- _TASK PROMPT_: Please transcribe the data that follows without the pictures, keeping every word the same.

━━━━━ DATASET CONTENT ━━━━━

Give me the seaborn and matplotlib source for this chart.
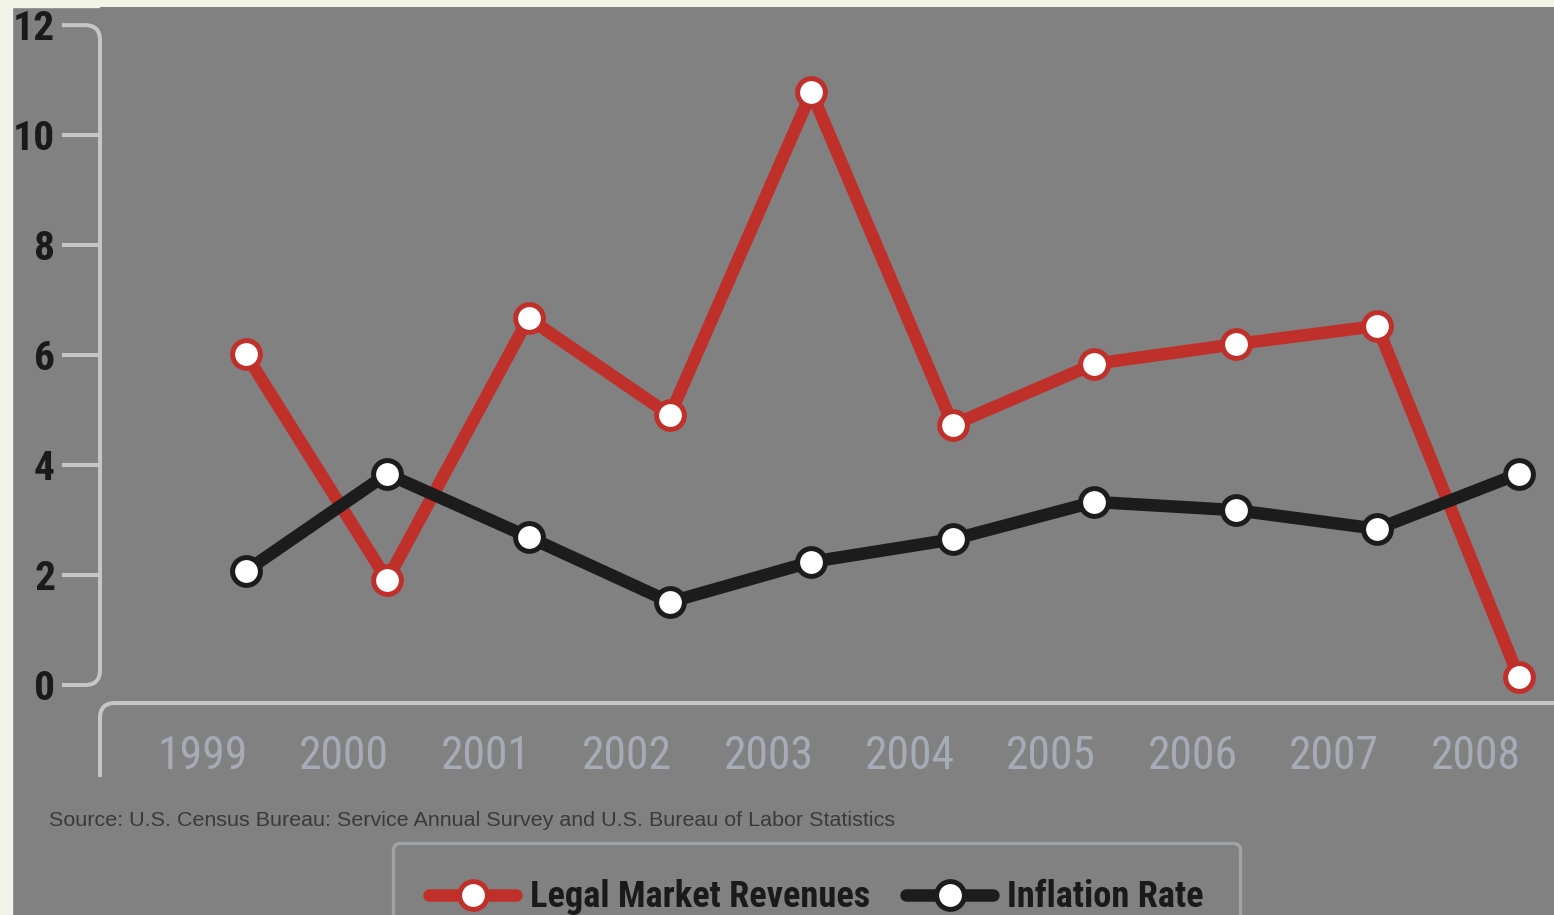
import matplotlib
matplotlib.use("Agg")
import matplotlib.pyplot as plt
import seaborn as sns
import pandas as pd
import numpy as np
from matplotlib.path import Path
from matplotlib.patches import PathPatch, Rectangle
from matplotlib.transforms import IdentityTransform, ScaledTranslation
from matplotlib import font_manager

years = ["1999", "2000", "2001", "2002", "2003", "2004", "2005", "2006", "2007", "2008"]
legal_revenues = [6.02, 1.91, 6.67, 4.91, 10.78, 4.73, 5.84, 6.20, 6.53, 0.15]
inflation_rate = [2.07, 3.84, 2.69, 1.51, 2.24, 2.65, 3.33, 3.18, 2.84, 3.84]
y_ticks = [0, 2, 4, 6, 8, 10, 12]
series_names = ["Legal Market Revenues", "Inflation Rate"]
source_text = "Source: U.S. Census Bureau: Service Annual Survey and U.S. Bureau of Labor Statistics"

RED = "#c0302a"
BLACK = "#1c1c1c"
BG = "#818181"
SPINE = "#c6c6c6"

# pick a narrow / condensed family if one is installed
entries = font_manager.fontManager.ttflist
names = {f.name for f in entries}
narrow = None
for cand in ["Liberation Sans Narrow", "DejaVu Sans Condensed", "Roboto Condensed",
             "Open Sans Condensed", "Noto Sans Condensed"]:
    if cand in names:
        narrow = cand
        break
if narrow is None:
    for f in entries:
        if ("Condensed" in f.name or "Narrow" in f.name) and "Mono" not in f.name:
            narrow = f.name
            break
if narrow is None:
    narrow = "Noto Sans CJK SC" if "Noto Sans CJK SC" in names else "DejaVu Sans"
NARROW = [narrow, "DejaVu Sans"]
SANS = ["Liberation Sans" if "Liberation Sans" in names else "DejaVu Sans", "DejaVu Sans"]

sns.set_theme(style="white")
plt.rcParams["font.family"] = SANS

W, H = 1554, 915
fig = plt.figure(figsize=(W / 100, H / 100), dpi=100)
fig.patch.set_facecolor(BG)
renderer = fig.canvas.get_renderer()


def fit_size(text, family, weight, target_px):
    t = fig.text(0, 0, text, fontsize=100, family=family, fontweight=weight)
    w = t.get_window_extent(renderer).width
    t.remove()
    return 100 * target_px / w


ysize = fit_size("10", NARROW, "bold", 42)
xsize = fit_size("1999", NARROW, "normal", 90)
ssize = fit_size(source_text, SANS, "normal", 845)
lsize = fit_size(series_names[0], NARROW, "bold", 340)

# cream outer strips
fig.add_artist(Rectangle((0, 0), 12 / W, 1, transform=fig.transFigure, color="#f1f4e6", zorder=0))
fig.add_artist(Rectangle((0, 1 - 7 / H), 1, 7 / H, transform=fig.transFigure, color="#f1f4e6", zorder=0))

ax_l, ax_r, ax_t, ax_b = 100, 1554, 7, 703
ax = fig.add_axes([ax_l / W, 1 - ax_b / H, (ax_r - ax_l) / W, (ax_b - ax_t) / H])
ax.set_facecolor(BG)

x_idx = np.arange(len(years))
df = pd.DataFrame({
    "x": np.concatenate([x_idx, x_idx]),
    "value": legal_revenues + inflation_rate,
    "series": [series_names[0]] * len(years) + [series_names[1]] * len(years),
})

for name, col, lw in [(series_names[0], RED, 7.8), (series_names[1], BLACK, 8.6)]:
    sub = df[df["series"] == name]
    sns.lineplot(data=sub, x="x", y="value", ax=ax, color=col, linewidth=lw,
                 marker="o", markersize=19.5, markerfacecolor="white",
                 markeredgecolor=col, markeredgewidth=3.6, label=name,
                 legend=False, solid_capstyle="round", solid_joinstyle="round")

ax.set_xlim(-1.03, 9.25)
ax.set_ylim(-0.327, 12.33)
for s in ax.spines.values():
    s.set_visible(False)
ax.set_xlabel("")
ax.set_ylabel("")

ax.set_yticks(y_ticks)
ax.set_yticklabels([str(v) for v in y_ticks], fontsize=ysize, fontweight="bold",
                   color="#1a1a1a", family=NARROW)
ax.tick_params(axis="y", direction="out", length=27.4, width=2.9, color=SPINE, pad=5, left=True)
ticks = ax.yaxis.get_major_ticks()
ticks[0].tick1line.set_visible(False)
ticks[-1].tick1line.set_visible(False)

ax.set_xticks(x_idx)
ax.set_xticklabels(years, fontsize=xsize, color="#a5acb7", family=NARROW)
ax.tick_params(axis="x", length=0, pad=22)
off = ScaledTranslation(-0.43, 0, fig.dpi_scale_trans)
for lab in ax.get_xticklabels():
    lab.set_transform(lab.get_transform() + off)

# custom rounded spines (display coords == pixels at dpi 100)
y0 = ax.transData.transform((0, 0))[1]
y12 = ax.transData.transform((0, 12))[1]
sx = ax.transAxes.transform((0, 0))[0]
r = 15
tl = 38
vpath = Path(
    [(sx - tl, y12), (sx - r, y12), (sx, y12), (sx, y12 - r),
     (sx, y0 + r), (sx, y0), (sx - r, y0), (sx - tl, y0)],
    [Path.MOVETO, Path.LINETO, Path.CURVE3, Path.CURVE3,
     Path.LINETO, Path.CURVE3, Path.CURVE3, Path.LINETO])
fig.add_artist(PathPatch(vpath, fill=False, edgecolor=SPINE, linewidth=2.9,
                         transform=IdentityTransform(), capstyle="butt"))
yb = ax.transAxes.transform((0, 0))[1]
xr = ax.transAxes.transform((1, 0))[0]
hpath = Path(
    [(xr + 5, yb), (sx + r, yb), (sx, yb), (sx, yb - r), (sx, H - 777)],
    [Path.MOVETO, Path.LINETO, Path.CURVE3, Path.CURVE3, Path.LINETO])
fig.add_artist(PathPatch(hpath, fill=False, edgecolor=SPINE, linewidth=2.9,
                         transform=IdentityTransform(), capstyle="butt"))

fig.text(49 / W, 1 - 821 / H, source_text, fontsize=ssize, color="#3a3a3a", va="center", ha="left")

handles, labels = ax.get_legend_handles_labels()
for h in handles:
    h.set_linewidth(9)
    h.set_markersize(20)
lpx = lsize * 100 / 72
leg = fig.legend(handles, labels, loc="upper left", bbox_to_anchor=(393 / W, 1 - 843 / H),
                 ncol=2, frameon=True, fancybox=True, borderaxespad=0,
                 prop={"family": NARROW, "weight": "bold", "size": lsize},
                 handlelength=87 / lpx, handletextpad=14 / lpx, columnspacing=36 / lpx,
                 borderpad=1.0)
leg.get_frame().set_facecolor(BG)
leg.get_frame().set_edgecolor("#a9abb3")
leg.get_frame().set_linewidth(2.4)
for t in leg.get_texts():
    t.set_color("#1a1a1a")

fig.savefig("out.png", dpi=100, facecolor=fig.get_facecolor())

━━━━━

- _REPLY TO THE TASK_:
Give me the seaborn and matplotlib source for this chart.
import matplotlib
matplotlib.use("Agg")
import matplotlib.pyplot as plt
import seaborn as sns
import pandas as pd
import numpy as np
from matplotlib.path import Path
from matplotlib.patches import PathPatch, Rectangle
from matplotlib.transforms import IdentityTransform, ScaledTranslation
from matplotlib import font_manager

years = ["1999", "2000", "2001", "2002", "2003", "2004", "2005", "2006", "2007", "2008"]
legal_revenues = [6.02, 1.91, 6.67, 4.91, 10.78, 4.73, 5.84, 6.20, 6.53, 0.15]
inflation_rate = [2.07, 3.84, 2.69, 1.51, 2.24, 2.65, 3.33, 3.18, 2.84, 3.84]
y_ticks = [0, 2, 4, 6, 8, 10, 12]
series_names = ["Legal Market Revenues", "Inflation Rate"]
source_text = "Source: U.S. Census Bureau: Service Annual Survey and U.S. Bureau of Labor Statistics"

RED = "#c0302a"
BLACK = "#1c1c1c"
BG = "#818181"
SPINE = "#c6c6c6"

# pick a narrow / condensed family if one is installed
entries = font_manager.fontManager.ttflist
names = {f.name for f in entries}
narrow = None
for cand in ["Liberation Sans Narrow", "DejaVu Sans Condensed", "Roboto Condensed",
             "Open Sans Condensed", "Noto Sans Condensed"]:
    if cand in names:
        narrow = cand
        break
if narrow is None:
    for f in entries:
        if ("Condensed" in f.name or "Narrow" in f.name) and "Mono" not in f.name:
            narrow = f.name
            break
if narrow is None:
    narrow = "Noto Sans CJK SC" if "Noto Sans CJK SC" in names else "DejaVu Sans"
NARROW = [narrow, "DejaVu Sans"]
SANS = ["Liberation Sans" if "Liberation Sans" in names else "DejaVu Sans", "DejaVu Sans"]

sns.set_theme(style="white")
plt.rcParams["font.family"] = SANS

W, H = 1554, 915
fig = plt.figure(figsize=(W / 100, H / 100), dpi=100)
fig.patch.set_facecolor(BG)
renderer = fig.canvas.get_renderer()


def fit_size(text, family, weight, target_px):
    t = fig.text(0, 0, text, fontsize=100, family=family, fontweight=weight)
    w = t.get_window_extent(renderer).width
    t.remove()
    return 100 * target_px / w


ysize = fit_size("10", NARROW, "bold", 42)
xsize = fit_size("1999", NARROW, "normal", 90)
ssize = fit_size(source_text, SANS, "normal", 845)
lsize = fit_size(series_names[0], NARROW, "bold", 340)

# cream outer strips
fig.add_artist(Rectangle((0, 0), 12 / W, 1, transform=fig.transFigure, color="#f1f4e6", zorder=0))
fig.add_artist(Rectangle((0, 1 - 7 / H), 1, 7 / H, transform=fig.transFigure, color="#f1f4e6", zorder=0))

ax_l, ax_r, ax_t, ax_b = 100, 1554, 7, 703
ax = fig.add_axes([ax_l / W, 1 - ax_b / H, (ax_r - ax_l) / W, (ax_b - ax_t) / H])
ax.set_facecolor(BG)

x_idx = np.arange(len(years))
df = pd.DataFrame({
    "x": np.concatenate([x_idx, x_idx]),
    "value": legal_revenues + inflation_rate,
    "series": [series_names[0]] * len(years) + [series_names[1]] * len(years),
})

for name, col, lw in [(series_names[0], RED, 7.8), (series_names[1], BLACK, 8.6)]:
    sub = df[df["series"] == name]
    sns.lineplot(data=sub, x="x", y="value", ax=ax, color=col, linewidth=lw,
                 marker="o", markersize=19.5, markerfacecolor="white",
                 markeredgecolor=col, markeredgewidth=3.6, label=name,
                 legend=False, solid_capstyle="round", solid_joinstyle="round")

ax.set_xlim(-1.03, 9.25)
ax.set_ylim(-0.327, 12.33)
for s in ax.spines.values():
    s.set_visible(False)
ax.set_xlabel("")
ax.set_ylabel("")

ax.set_yticks(y_ticks)
ax.set_yticklabels([str(v) for v in y_ticks], fontsize=ysize, fontweight="bold",
                   color="#1a1a1a", family=NARROW)
ax.tick_params(axis="y", direction="out", length=27.4, width=2.9, color=SPINE, pad=5, left=True)
ticks = ax.yaxis.get_major_ticks()
ticks[0].tick1line.set_visible(False)
ticks[-1].tick1line.set_visible(False)

ax.set_xticks(x_idx)
ax.set_xticklabels(years, fontsize=xsize, color="#a5acb7", family=NARROW)
ax.tick_params(axis="x", length=0, pad=22)
off = ScaledTranslation(-0.43, 0, fig.dpi_scale_trans)
for lab in ax.get_xticklabels():
    lab.set_transform(lab.get_transform() + off)

# custom rounded spines (display coords == pixels at dpi 100)
y0 = ax.transData.transform((0, 0))[1]
y12 = ax.transData.transform((0, 12))[1]
sx = ax.transAxes.transform((0, 0))[0]
r = 15
tl = 38
vpath = Path(
    [(sx - tl, y12), (sx - r, y12), (sx, y12), (sx, y12 - r),
     (sx, y0 + r), (sx, y0), (sx - r, y0), (sx - tl, y0)],
    [Path.MOVETO, Path.LINETO, Path.CURVE3, Path.CURVE3,
     Path.LINETO, Path.CURVE3, Path.CURVE3, Path.LINETO])
fig.add_artist(PathPatch(vpath, fill=False, edgecolor=SPINE, linewidth=2.9,
                         transform=IdentityTransform(), capstyle="butt"))
yb = ax.transAxes.transform((0, 0))[1]
xr = ax.transAxes.transform((1, 0))[0]
hpath = Path(
    [(xr + 5, yb), (sx + r, yb), (sx, yb), (sx, yb - r), (sx, H - 777)],
    [Path.MOVETO, Path.LINETO, Path.CURVE3, Path.CURVE3, Path.LINETO])
fig.add_artist(PathPatch(hpath, fill=False, edgecolor=SPINE, linewidth=2.9,
                         transform=IdentityTransform(), capstyle="butt"))

fig.text(49 / W, 1 - 821 / H, source_text, fontsize=ssize, color="#3a3a3a", va="center", ha="left")

handles, labels = ax.get_legend_handles_labels()
for h in handles:
    h.set_linewidth(9)
    h.set_markersize(20)
lpx = lsize * 100 / 72
leg = fig.legend(handles, labels, loc="upper left", bbox_to_anchor=(393 / W, 1 - 843 / H),
                 ncol=2, frameon=True, fancybox=True, borderaxespad=0,
                 prop={"family": NARROW, "weight": "bold", "size": lsize},
                 handlelength=87 / lpx, handletextpad=14 / lpx, columnspacing=36 / lpx,
                 borderpad=1.0)
leg.get_frame().set_facecolor(BG)
leg.get_frame().set_edgecolor("#a9abb3")
leg.get_frame().set_linewidth(2.4)
for t in leg.get_texts():
    t.set_color("#1a1a1a")

fig.savefig("out.png", dpi=100, facecolor=fig.get_facecolor())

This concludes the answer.